Vacunas contra la estupidez

De un tiempo a esta parte hemos hablado de la vacuna contra el coronavirus con la misma frecuencia y ritmo con los que los científicos se rompían los cuernos en la consecución de dicho antídoto.


De un modo impresionante, las farmacéuticas se pusieron a trabajar en favor de la seguridad mundial y dieron con varias respuestas intravenosas con las que abolir al bicho que nos la estaba robando. Y de pronto y, gracias a su implantación masiva, como por arte de magia, los investigadores adquirieron importancia y el resto de los mortales comenzamos a vivir un poco.


La vida pasó de ser negra a ser gris y, si los jóvenes irresponsables y algunos de sus padres lo permiten, esperemos no tener que volver a encerrarnos y, dentro de no mucho, lograr que esta etapa oscura caiga en el olvido de los que más la han sufrido. Sin embargo y, a la vista de los acontecimientos protagonizados por estudiantes desatados y padres carentes de carácter para plantarles cara, no estoy muy segura de que logremos salir del hoyo con la premura que sería deseable.


A veces, esta servidora que disfruta observando la vida y a los que la componen, encuentra prioritario que el colectivo científico se ponga a trabajar en busca de la vacuna contra la estupidez, y que lo haga tan rápido como lo hizo en favor de la de la detención de la pandemia que nos ha asolado.
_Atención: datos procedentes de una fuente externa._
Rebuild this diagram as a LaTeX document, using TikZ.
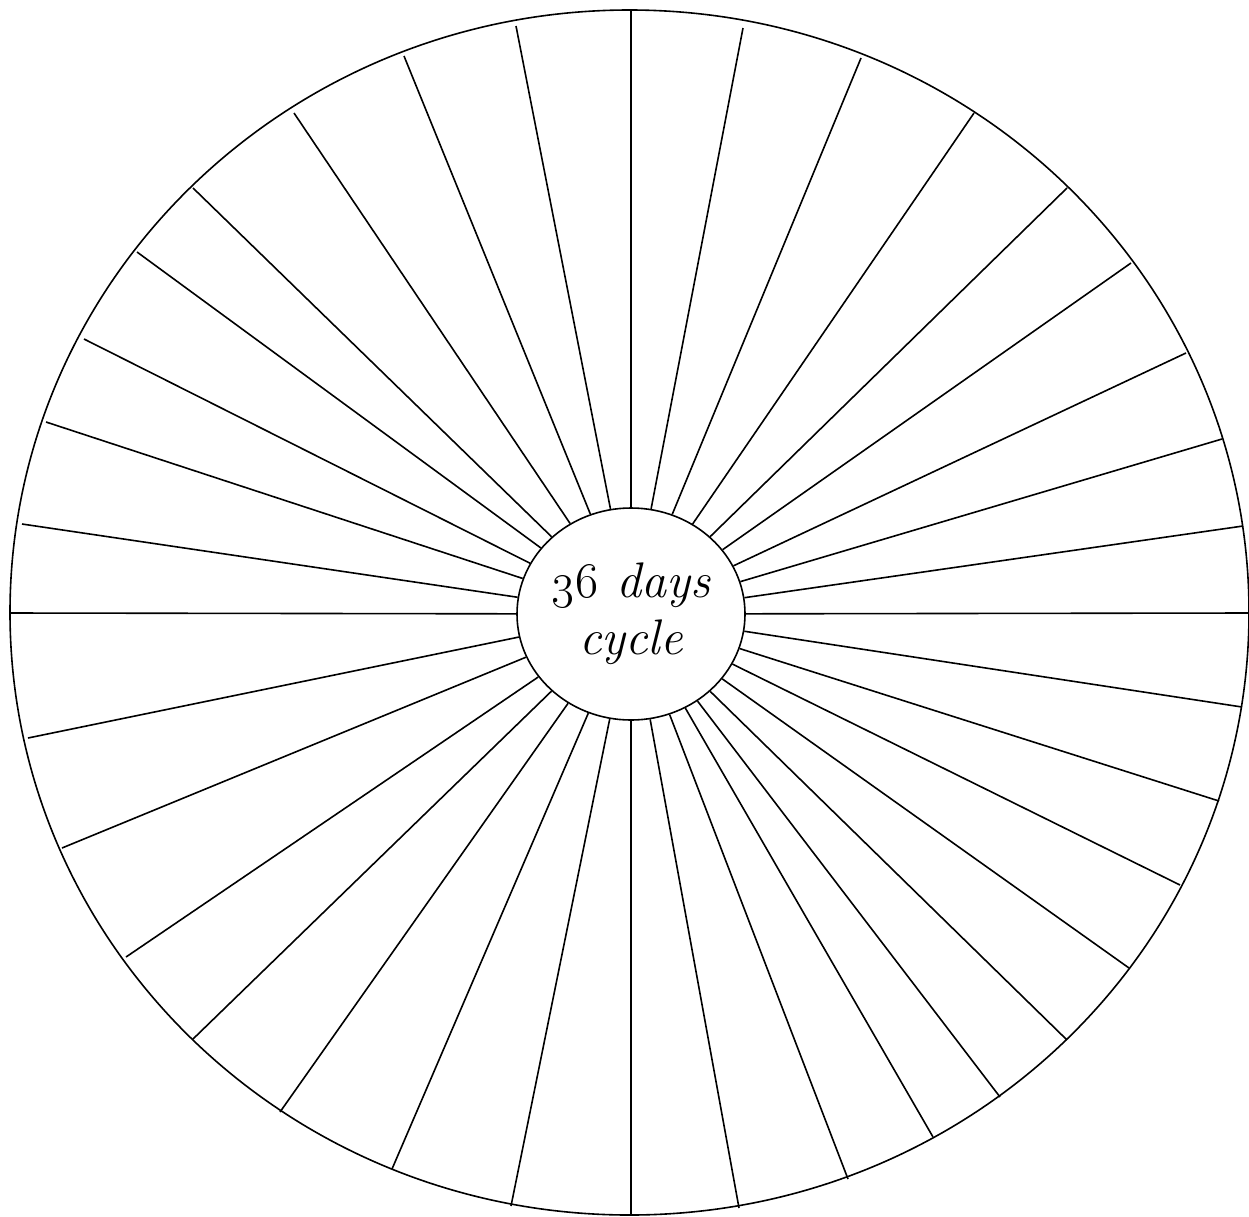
\RequirePackage{fix-cm}
\documentclass[tikz,border=0pt]{standalone}
\usepackage{tikz}
\usetikzlibrary{shapes.geometric}

\begin{document}
\begin{tikzpicture}[x=1pt, y=-1pt, line width=1.6pt]
  \useasboundingbox (0,0) rectangle (1249,1216);

  % outer rim
  \draw (629.5,612.5) ellipse [x radius=619.5, y radius=602.5];

  % hub with the label
  \node[draw, ellipse, minimum width=228pt, minimum height=212pt, inner sep=0pt,
    align=center, font=\fontsize{50}{57}\selectfont\itshape]
  (hub) at (631,614) {\oldstylenums{36} days\\cycle};

  % spokes, from the hub out to the rim
  \foreach \ex/\ey in {10/613, 22/524, 46/422, 84/339, 137/252, 193/188,
      294/113, 404/56, 516/26, 631/10, 743/28, 861/58, 974/113, 1067/188,
      1131/263, 1186/353, 1222/439, 1243/526, 1248/613, 1242/707, 1219/801,
      1180/885, 1129/968, 1067/1040, 1000/1097, 933/1137, 848/1179, 739/1208,
      631/1215, 511/1206, 392/1169, 280/1112, 193/1039, 126/957, 62/848, 28/738}
    \draw (hub) -- (\ex,\ey);
\end{tikzpicture}
\end{document}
Y es que el hecho de que vivamos en un mundo en el que no son los que más valen los que mejor viven, no es sorpresa para nadie. Detrás de individuos muy aparentes se esconden grandes carencias, 

inseguridades y escasos méritos personales más allá de unos resultados académicos salvables o de la crianza de algún que otro hijo.
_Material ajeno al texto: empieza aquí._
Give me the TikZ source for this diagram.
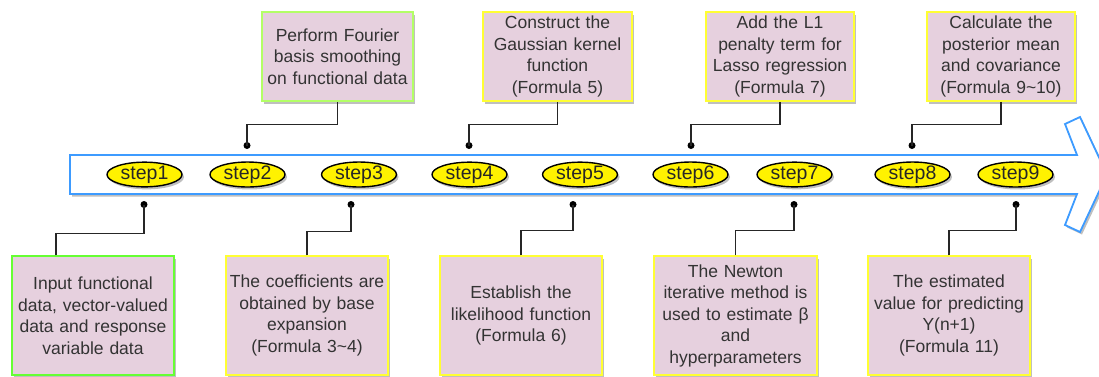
\documentclass[tikz,border=0pt]{standalone}
\usepackage{fontspec}
\setmainfont{Liberation Sans}
\usetikzlibrary{shapes.geometric,shadows}

\definecolor{boxfill}{HTML}{E6D0DE}
\definecolor{edgeyellow}{HTML}{FFFF33}
\definecolor{edgelime}{HTML}{B3FF66}
\definecolor{edgegreen}{HTML}{66FF33}
\definecolor{arrowblue}{HTML}{3D9BFF}
\definecolor{textgray}{HTML}{333333}

\tikzset{
  softshadow/.style={drop shadow={shadow xshift=2pt,shadow yshift=-2.5pt,opacity=0.25,fill=black}},
  infobox/.style={rectangle, fill=boxfill, draw=edgeyellow, line width=1.5pt,
    text=textgray, align=center, inner sep=3pt, softshadow,
    font=\fontsize{17.5}{21.5}\selectfont},
  stepnode/.style={ellipse, fill=yellow, draw=black, line width=1.4pt,
    minimum width=75pt, minimum height=23pt, inner sep=0pt, softshadow,
    text=black!85, font=\fontsize{19.5}{20}\selectfont},
  pin/.style={circle, fill=black, inner sep=0pt, minimum size=7pt},
  conn/.style={draw=black!85, line width=1.5pt}
}

\begin{document}
\begin{tikzpicture}[x=1pt,y=-1pt]
\useasboundingbox (0,0) rectangle (1099,376);
\clip (0,0) rectangle (1099,376);

% timeline arrow
\path[fill=white, draw=arrowblue, line width=1.8pt, line join=miter, softshadow]
  (70,155) -- (1077,155) -- (1065,124) -- (1080,117) -- (1107,174.5)
  -- (1080,232) -- (1065,225) -- (1077,194) -- (70,194) -- cycle;

% steps on the timeline
\node[stepnode] (s1) at (144.5,174.5) {step1};
\node[stepnode] (s2) at (247.5,174.5) {step2};
\node[stepnode] (s3) at (359,174.5) {step3};
\node[stepnode] (s4) at (469.5,174.5) {step4};
\node[stepnode] (s5) at (580,174.5) {step5};
\node[stepnode] (s6) at (690.5,174.5) {step6};
\node[stepnode] (s7) at (794.5,174.5) {step7};
\node[stepnode] (s8) at (912.5,174.5) {step8};
\node[stepnode] (s9) at (1015.5,174.5) {step9};

% upper descriptions
\node[infobox, draw=edgelime, minimum width=151pt, minimum height=89pt, text width=145pt]
  (t2) at (337.5,56.5) {Perform Fourier\\basis smoothing\\on functional data};
\node[infobox, minimum width=149pt, minimum height=89pt, text width=143pt]
  (t4) at (557.5,56.5) {Construct the\\Gaussian kernel\\function\\(Formula 5)};
\node[infobox, minimum width=148pt, minimum height=89pt, text width=142pt]
  (t6) at (780,56.5) {Add the L1\\penalty term for\\Lasso regression\\(Formula 7)};
\node[infobox, minimum width=148pt, minimum height=89pt, text width=142pt]
  (t8) at (1001,56.5) {Calculate the\\posterior mean\\and covariance\\(Formula 9\textasciitilde 10)};

% lower descriptions
\node[infobox, draw=edgegreen, minimum width=162pt, minimum height=119pt, text width=156pt]
  (b1) at (93,315.5) {Input functional\\data, vector-valued\\data and response\\variable data};
\node[infobox, minimum width=162pt, minimum height=119pt, text width=156pt]
  (b3) at (307,315.5) {The coefficients are\\obtained by base\\expansion\\(Formula 3\textasciitilde 4)};
\node[infobox, minimum width=162pt, minimum height=119pt, text width=156pt]
  (b5) at (521,315.5) {Establish the\\likelihood function\\(Formula 6)};
\node[infobox, minimum width=163pt, minimum height=119pt, text width=157pt]
  (b7) at (735.5,315.5) {The Newton\\iterative method is\\used to estimate β\\and\\hyperparameters};
\node[infobox, minimum width=162pt, minimum height=119pt, text width=156pt]
  (b9) at (949,315.5) {The estimated\\value for predicting\\Y(n+1)\\(Formula 11)};

% pins above and below the timeline
\node[pin] (p2) at (247,145.5) {};
\node[pin] (p4) at (469,145.5) {};
\node[pin] (p6) at (691,145.5) {};
\node[pin] (p8) at (912,145.5) {};
\node[pin] (p1) at (144,204.5) {};
\node[pin] (p3) at (351,204.5) {};
\node[pin] (p5) at (573,204.5) {};
\node[pin] (p7) at (794,204.5) {};
\node[pin] (p9) at (1016,204.5) {};

% elbow connectors
\draw[conn] (t2.south) -- ++(0,22.5) -| (p2.center);
\draw[conn] (t4.south) -- ++(0,22.5) -| (p4.center);
\draw[conn] (t6.south) -- ++(0,22.5) -| (p6.center);
\draw[conn] (t8.south) -- ++(0,22.5) -| (p8.center);
\draw[conn] ([xshift=-37pt]b1.north) -- ++(0,-22) -| (p1.center);
\draw[conn] (b3.north) -- ++(0,-24) -| (p3.center);
\draw[conn] (b5.north) -- ++(0,-25) -| (p5.center);
\draw[conn] (b7.north) -- ++(0,-25) -| (p7.center);
\draw[conn] (b9.north) -- ++(0,-25) -| (p9.center);
\end{tikzpicture}
\end{document}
Ese es el perfil de gente que se cree en posesión de la verdad y que es capaz de montar un numerito para “rescatar” de un hotel de Mallorca a sus niños o para librarlos de las consecuencias de una fiesta clandestina a la vuelta de la esquina; tras haberse bebido estos el agua de los floreros, ignorar el uso de mascarillas, caminar sorteando vómitos y divertirse destrozando un mobiliario que, con un poco de suerte, ni ellos ni sus padres van a tener que pagar.


El caso es que si nuestros jóvenes son estúpidos por no haber aprendido nada de una pandemia que ha asolado el mundo de muerte y miseria, los padres tolerantes y protectores todavía lo son mucho más por permitirlo y no frenarlo con un par de bofetadas a tiempo y la obligatoriedad de cumplir los castigos.


Pero como repetía Voltaire, la idiotez es una enfermedad extraordinaria, porque no es el enfermo el que sufre por ella, sino todos los demás. Y al hilo de esta reflexión, preparémonos para invasiones de desmadres entre jóvenes sabedores de que, no solamente tienen la protección de sus padres para hacer lo que les dé la gana, sino el miedo de los mandatarios a tomar decisiones ejemplarizantes.


Pero, lamentablemente, no podemos hacer nada, porque ser padre es uno de los pocos oficios para los que no exigen preparación alguna, aunque, paradójicamente, es la más complicada de las profesiones a las que puede tener que enfrentarse un ser humano. Todo lo demás son medios y fines que, de forma esporádica, vienen a visitarnos; pero un hijo es para siempre y es obligatorio tratar de contribuir a no llenar esta sociedad de más cretinos de los que ya existen.